The absence of any strong sense of what a Romney presidency would mean for the nation is an important part of a larger challenge that he faces: to connect with the many Americans who have been reluctant to embrace his candidacy.

Campaigning on a snowy morning last week in Colorado, Romney summed up his core message at a rally in an RV warehouse, and it was not about himself. It was about Obama: “This has been a really failed presidency,” he said.

Aside from promising to lance Obama’s policies, Romney conveyed little about how he would govern, relying instead on abstract pledges to stand up for freedom.

Romney’s effort to contrast himself with Obama is born of political necessity, as the first hurdle for any candidate challenging an incumbent is to show that failure has opened the door to a change in the White House. (So too are his frequent attacks on GOP rivals Rick Santorum and Newt Gingrich, since he must dispatch them to gain the nomination.)

Complicating Romney’s message is a central tenet for Republicans this year: that the size and scope of government should shrink. Democrats have succeeded in past elections by selling a raft of programs to expand government services.

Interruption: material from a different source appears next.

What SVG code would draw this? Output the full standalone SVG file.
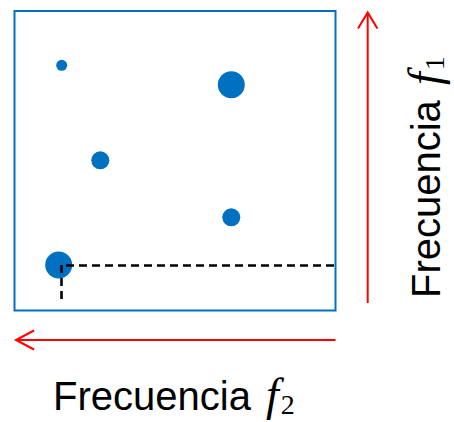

But building a vision on cutbacks has required a deft touch.

Ronald Reagan, a president often cited by Romney as a model, pulled that off in 1980, offering a positive argument that blended both confidence and optimism.

Reagan framed his campaign to oust Democratic incumbent Jimmy Carter around themes of hope, leadership and national strength at a time of economic stagnation and the protracted humiliation of the Iran hostage crisis.